* Start *

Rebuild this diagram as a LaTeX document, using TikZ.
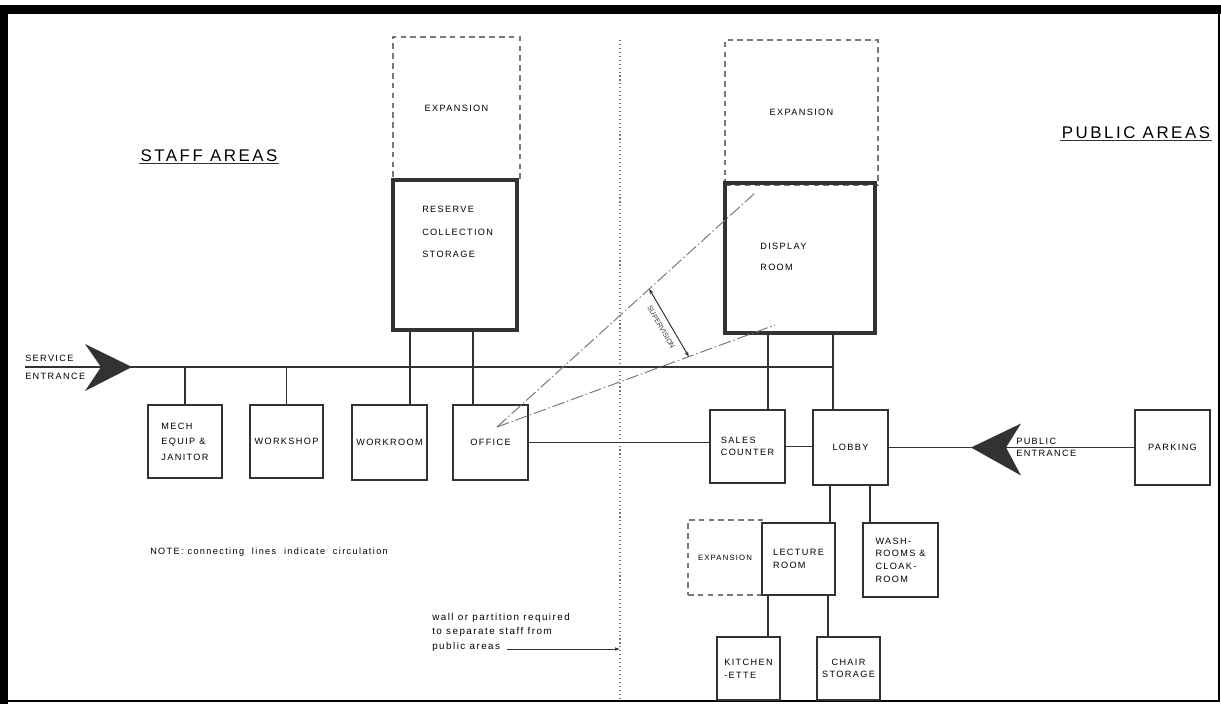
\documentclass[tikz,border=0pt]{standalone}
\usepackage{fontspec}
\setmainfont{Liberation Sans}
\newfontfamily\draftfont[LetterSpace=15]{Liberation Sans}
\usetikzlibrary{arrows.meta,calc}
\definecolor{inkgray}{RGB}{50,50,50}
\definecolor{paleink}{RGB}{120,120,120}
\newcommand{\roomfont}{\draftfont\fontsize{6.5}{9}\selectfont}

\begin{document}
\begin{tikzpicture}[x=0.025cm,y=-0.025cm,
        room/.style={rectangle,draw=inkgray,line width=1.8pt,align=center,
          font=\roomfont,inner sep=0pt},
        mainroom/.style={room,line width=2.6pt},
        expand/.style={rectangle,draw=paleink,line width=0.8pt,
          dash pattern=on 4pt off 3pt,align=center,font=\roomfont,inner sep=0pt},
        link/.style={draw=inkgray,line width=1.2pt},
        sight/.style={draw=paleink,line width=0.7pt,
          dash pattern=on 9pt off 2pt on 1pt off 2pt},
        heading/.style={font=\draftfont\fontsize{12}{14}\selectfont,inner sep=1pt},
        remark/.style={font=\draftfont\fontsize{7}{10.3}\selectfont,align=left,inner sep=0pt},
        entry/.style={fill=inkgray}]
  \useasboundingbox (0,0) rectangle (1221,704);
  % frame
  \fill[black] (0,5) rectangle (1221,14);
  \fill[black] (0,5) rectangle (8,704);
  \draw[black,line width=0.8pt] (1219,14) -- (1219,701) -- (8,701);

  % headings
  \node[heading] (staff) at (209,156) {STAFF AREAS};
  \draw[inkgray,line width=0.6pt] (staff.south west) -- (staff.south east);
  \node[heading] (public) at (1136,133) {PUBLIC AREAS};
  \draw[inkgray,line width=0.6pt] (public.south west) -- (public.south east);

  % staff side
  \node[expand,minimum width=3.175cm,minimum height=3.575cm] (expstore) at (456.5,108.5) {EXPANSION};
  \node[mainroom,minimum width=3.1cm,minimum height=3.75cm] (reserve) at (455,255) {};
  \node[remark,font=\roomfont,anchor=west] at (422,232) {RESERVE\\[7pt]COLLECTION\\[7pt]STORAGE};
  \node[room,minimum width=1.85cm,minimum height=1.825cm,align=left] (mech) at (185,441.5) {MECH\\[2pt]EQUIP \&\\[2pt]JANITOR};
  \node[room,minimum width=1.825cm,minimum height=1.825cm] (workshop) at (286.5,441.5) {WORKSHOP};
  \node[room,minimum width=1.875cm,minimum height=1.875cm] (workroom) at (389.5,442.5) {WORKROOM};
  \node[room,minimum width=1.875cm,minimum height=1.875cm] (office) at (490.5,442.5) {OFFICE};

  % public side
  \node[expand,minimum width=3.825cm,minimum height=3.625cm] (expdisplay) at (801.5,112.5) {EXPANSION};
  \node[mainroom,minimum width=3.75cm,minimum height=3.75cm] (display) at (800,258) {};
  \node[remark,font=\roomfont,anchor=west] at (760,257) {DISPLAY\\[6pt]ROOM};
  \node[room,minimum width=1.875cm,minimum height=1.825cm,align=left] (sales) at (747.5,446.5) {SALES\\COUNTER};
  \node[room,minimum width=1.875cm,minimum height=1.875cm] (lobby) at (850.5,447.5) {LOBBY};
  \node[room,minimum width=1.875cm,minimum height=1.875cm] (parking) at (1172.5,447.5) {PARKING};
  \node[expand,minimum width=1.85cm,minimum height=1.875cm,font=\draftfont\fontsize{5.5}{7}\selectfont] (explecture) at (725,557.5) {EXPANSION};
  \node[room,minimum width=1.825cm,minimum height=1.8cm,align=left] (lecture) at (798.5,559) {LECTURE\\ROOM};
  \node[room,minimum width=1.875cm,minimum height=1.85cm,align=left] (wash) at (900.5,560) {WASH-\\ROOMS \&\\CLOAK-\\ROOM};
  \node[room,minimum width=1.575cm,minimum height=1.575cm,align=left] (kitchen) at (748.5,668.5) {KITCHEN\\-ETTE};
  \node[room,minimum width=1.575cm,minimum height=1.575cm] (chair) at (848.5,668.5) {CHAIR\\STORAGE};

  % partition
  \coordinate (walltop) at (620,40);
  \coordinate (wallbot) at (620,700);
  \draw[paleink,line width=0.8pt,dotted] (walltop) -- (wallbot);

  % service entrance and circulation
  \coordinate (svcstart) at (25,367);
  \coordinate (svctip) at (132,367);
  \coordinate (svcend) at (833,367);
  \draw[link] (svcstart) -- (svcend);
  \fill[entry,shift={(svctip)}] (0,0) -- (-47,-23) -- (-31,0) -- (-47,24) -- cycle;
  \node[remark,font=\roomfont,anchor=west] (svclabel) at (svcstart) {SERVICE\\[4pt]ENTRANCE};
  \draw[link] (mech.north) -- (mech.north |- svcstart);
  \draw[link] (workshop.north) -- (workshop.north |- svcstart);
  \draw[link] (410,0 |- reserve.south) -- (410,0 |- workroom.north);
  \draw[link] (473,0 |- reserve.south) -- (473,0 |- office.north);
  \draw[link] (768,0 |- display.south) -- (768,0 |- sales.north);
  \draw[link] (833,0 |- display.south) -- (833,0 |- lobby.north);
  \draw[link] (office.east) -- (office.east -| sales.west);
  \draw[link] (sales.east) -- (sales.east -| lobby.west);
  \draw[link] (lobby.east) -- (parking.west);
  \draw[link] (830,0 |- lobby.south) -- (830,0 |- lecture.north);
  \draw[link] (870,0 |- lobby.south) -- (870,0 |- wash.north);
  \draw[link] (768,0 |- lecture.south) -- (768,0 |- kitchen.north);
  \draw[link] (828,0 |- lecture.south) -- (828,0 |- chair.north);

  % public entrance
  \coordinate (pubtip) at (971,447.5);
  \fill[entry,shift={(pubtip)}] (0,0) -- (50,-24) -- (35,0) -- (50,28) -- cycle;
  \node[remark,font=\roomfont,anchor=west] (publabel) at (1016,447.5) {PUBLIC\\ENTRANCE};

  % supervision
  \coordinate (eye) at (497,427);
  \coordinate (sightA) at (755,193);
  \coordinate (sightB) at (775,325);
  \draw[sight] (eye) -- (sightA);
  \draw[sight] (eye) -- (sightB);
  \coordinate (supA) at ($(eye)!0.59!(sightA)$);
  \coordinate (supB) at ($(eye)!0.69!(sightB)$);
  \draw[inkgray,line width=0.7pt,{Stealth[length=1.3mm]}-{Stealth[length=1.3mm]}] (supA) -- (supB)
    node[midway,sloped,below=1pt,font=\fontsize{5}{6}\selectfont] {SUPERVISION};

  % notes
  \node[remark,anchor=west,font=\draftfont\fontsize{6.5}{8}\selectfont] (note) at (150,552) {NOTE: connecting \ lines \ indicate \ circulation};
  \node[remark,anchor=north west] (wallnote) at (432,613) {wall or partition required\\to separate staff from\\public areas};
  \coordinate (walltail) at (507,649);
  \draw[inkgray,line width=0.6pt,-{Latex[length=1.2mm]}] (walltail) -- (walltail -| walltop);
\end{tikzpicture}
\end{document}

* End *

**Aim of the task**
Restate the full listing verbatim and drop every picture.

**Written response**
Rebuild this diagram as a LaTeX document, using TikZ.
\documentclass[tikz,border=0pt]{standalone}
\usepackage{fontspec}
\setmainfont{Liberation Sans}
\newfontfamily\draftfont[LetterSpace=15]{Liberation Sans}
\usetikzlibrary{arrows.meta,calc}
\definecolor{inkgray}{RGB}{50,50,50}
\definecolor{paleink}{RGB}{120,120,120}
\newcommand{\roomfont}{\draftfont\fontsize{6.5}{9}\selectfont}

\begin{document}
\begin{tikzpicture}[x=0.025cm,y=-0.025cm,
        room/.style={rectangle,draw=inkgray,line width=1.8pt,align=center,
          font=\roomfont,inner sep=0pt},
        mainroom/.style={room,line width=2.6pt},
        expand/.style={rectangle,draw=paleink,line width=0.8pt,
          dash pattern=on 4pt off 3pt,align=center,font=\roomfont,inner sep=0pt},
        link/.style={draw=inkgray,line width=1.2pt},
        sight/.style={draw=paleink,line width=0.7pt,
          dash pattern=on 9pt off 2pt on 1pt off 2pt},
        heading/.style={font=\draftfont\fontsize{12}{14}\selectfont,inner sep=1pt},
        remark/.style={font=\draftfont\fontsize{7}{10.3}\selectfont,align=left,inner sep=0pt},
        entry/.style={fill=inkgray}]
  \useasboundingbox (0,0) rectangle (1221,704);
  % frame
  \fill[black] (0,5) rectangle (1221,14);
  \fill[black] (0,5) rectangle (8,704);
  \draw[black,line width=0.8pt] (1219,14) -- (1219,701) -- (8,701);

  % headings
  \node[heading] (staff) at (209,156) {STAFF AREAS};
  \draw[inkgray,line width=0.6pt] (staff.south west) -- (staff.south east);
  \node[heading] (public) at (1136,133) {PUBLIC AREAS};
  \draw[inkgray,line width=0.6pt] (public.south west) -- (public.south east);

  % staff side
  \node[expand,minimum width=3.175cm,minimum height=3.575cm] (expstore) at (456.5,108.5) {EXPANSION};
  \node[mainroom,minimum width=3.1cm,minimum height=3.75cm] (reserve) at (455,255) {};
  \node[remark,font=\roomfont,anchor=west] at (422,232) {RESERVE\\[7pt]COLLECTION\\[7pt]STORAGE};
  \node[room,minimum width=1.85cm,minimum height=1.825cm,align=left] (mech) at (185,441.5) {MECH\\[2pt]EQUIP \&\\[2pt]JANITOR};
  \node[room,minimum width=1.825cm,minimum height=1.825cm] (workshop) at (286.5,441.5) {WORKSHOP};
  \node[room,minimum width=1.875cm,minimum height=1.875cm] (workroom) at (389.5,442.5) {WORKROOM};
  \node[room,minimum width=1.875cm,minimum height=1.875cm] (office) at (490.5,442.5) {OFFICE};

  % public side
  \node[expand,minimum width=3.825cm,minimum height=3.625cm] (expdisplay) at (801.5,112.5) {EXPANSION};
  \node[mainroom,minimum width=3.75cm,minimum height=3.75cm] (display) at (800,258) {};
  \node[remark,font=\roomfont,anchor=west] at (760,257) {DISPLAY\\[6pt]ROOM};
  \node[room,minimum width=1.875cm,minimum height=1.825cm,align=left] (sales) at (747.5,446.5) {SALES\\COUNTER};
  \node[room,minimum width=1.875cm,minimum height=1.875cm] (lobby) at (850.5,447.5) {LOBBY};
  \node[room,minimum width=1.875cm,minimum height=1.875cm] (parking) at (1172.5,447.5) {PARKING};
  \node[expand,minimum width=1.85cm,minimum height=1.875cm,font=\draftfont\fontsize{5.5}{7}\selectfont] (explecture) at (725,557.5) {EXPANSION};
  \node[room,minimum width=1.825cm,minimum height=1.8cm,align=left] (lecture) at (798.5,559) {LECTURE\\ROOM};
  \node[room,minimum width=1.875cm,minimum height=1.85cm,align=left] (wash) at (900.5,560) {WASH-\\ROOMS \&\\CLOAK-\\ROOM};
  \node[room,minimum width=1.575cm,minimum height=1.575cm,align=left] (kitchen) at (748.5,668.5) {KITCHEN\\-ETTE};
  \node[room,minimum width=1.575cm,minimum height=1.575cm] (chair) at (848.5,668.5) {CHAIR\\STORAGE};

  % partition
  \coordinate (walltop) at (620,40);
  \coordinate (wallbot) at (620,700);
  \draw[paleink,line width=0.8pt,dotted] (walltop) -- (wallbot);

  % service entrance and circulation
  \coordinate (svcstart) at (25,367);
  \coordinate (svctip) at (132,367);
  \coordinate (svcend) at (833,367);
  \draw[link] (svcstart) -- (svcend);
  \fill[entry,shift={(svctip)}] (0,0) -- (-47,-23) -- (-31,0) -- (-47,24) -- cycle;
  \node[remark,font=\roomfont,anchor=west] (svclabel) at (svcstart) {SERVICE\\[4pt]ENTRANCE};
  \draw[link] (mech.north) -- (mech.north |- svcstart);
  \draw[link] (workshop.north) -- (workshop.north |- svcstart);
  \draw[link] (410,0 |- reserve.south) -- (410,0 |- workroom.north);
  \draw[link] (473,0 |- reserve.south) -- (473,0 |- office.north);
  \draw[link] (768,0 |- display.south) -- (768,0 |- sales.north);
  \draw[link] (833,0 |- display.south) -- (833,0 |- lobby.north);
  \draw[link] (office.east) -- (office.east -| sales.west);
  \draw[link] (sales.east) -- (sales.east -| lobby.west);
  \draw[link] (lobby.east) -- (parking.west);
  \draw[link] (830,0 |- lobby.south) -- (830,0 |- lecture.north);
  \draw[link] (870,0 |- lobby.south) -- (870,0 |- wash.north);
  \draw[link] (768,0 |- lecture.south) -- (768,0 |- kitchen.north);
  \draw[link] (828,0 |- lecture.south) -- (828,0 |- chair.north);

  % public entrance
  \coordinate (pubtip) at (971,447.5);
  \fill[entry,shift={(pubtip)}] (0,0) -- (50,-24) -- (35,0) -- (50,28) -- cycle;
  \node[remark,font=\roomfont,anchor=west] (publabel) at (1016,447.5) {PUBLIC\\ENTRANCE};

  % supervision
  \coordinate (eye) at (497,427);
  \coordinate (sightA) at (755,193);
  \coordinate (sightB) at (775,325);
  \draw[sight] (eye) -- (sightA);
  \draw[sight] (eye) -- (sightB);
  \coordinate (supA) at ($(eye)!0.59!(sightA)$);
  \coordinate (supB) at ($(eye)!0.69!(sightB)$);
  \draw[inkgray,line width=0.7pt,{Stealth[length=1.3mm]}-{Stealth[length=1.3mm]}] (supA) -- (supB)
    node[midway,sloped,below=1pt,font=\fontsize{5}{6}\selectfont] {SUPERVISION};

  % notes
  \node[remark,anchor=west,font=\draftfont\fontsize{6.5}{8}\selectfont] (note) at (150,552) {NOTE: connecting \ lines \ indicate \ circulation};
  \node[remark,anchor=north west] (wallnote) at (432,613) {wall or partition required\\to separate staff from\\public areas};
  \coordinate (walltail) at (507,649);
  \draw[inkgray,line width=0.6pt,-{Latex[length=1.2mm]}] (walltail) -- (walltail -| walltop);
\end{tikzpicture}
\end{document}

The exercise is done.